GOOD

Can the Art of Eating Help Develop Our Taste for Creativity?

“Eating designer” Marije Vogelzang creates sensory food experiences that stoke more than just the appetite.

A scene from this year's C2 Montreal Commerce + Creativity, where one of the main themes was food and innovation. Image courtesy of C2 Montreal.

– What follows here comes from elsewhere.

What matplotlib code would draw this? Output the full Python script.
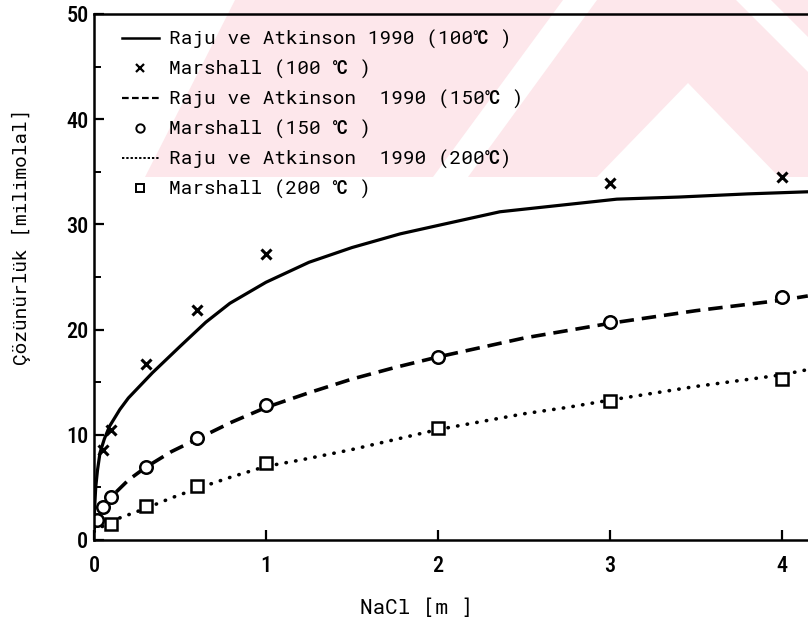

Last week, Montreal, a city known both for its haute French-fusion cuisine and the decadent, gravy-filled side-dish poutine, hosted a multi-media exploration of the taste bud. This year’s C2 Montreal conference, a yearly creative event run by Cirque du Soleil that’s been described by some as “TED Talks with trapezes,” prominently featured food as one of the main themes. Events ranged from a series of workshops held by Keurig that explored smart appliances and even smarter small-business solutions, to start-up founder and farmer Sean McDonald espousing the virtues of crickets (both for livestock and human consumption). There was also the C2 Lab: Food Challenges, which included eating memory-activating popsicles, as well as experiments with virtual reality, suspension nets, and fog boxes, and the unfortunately titled “In The Mouth”—a curious series of workshops that let participants eat their way “inside the mind of a chef with a mixed-up sense of taste” via edible and audible experiments.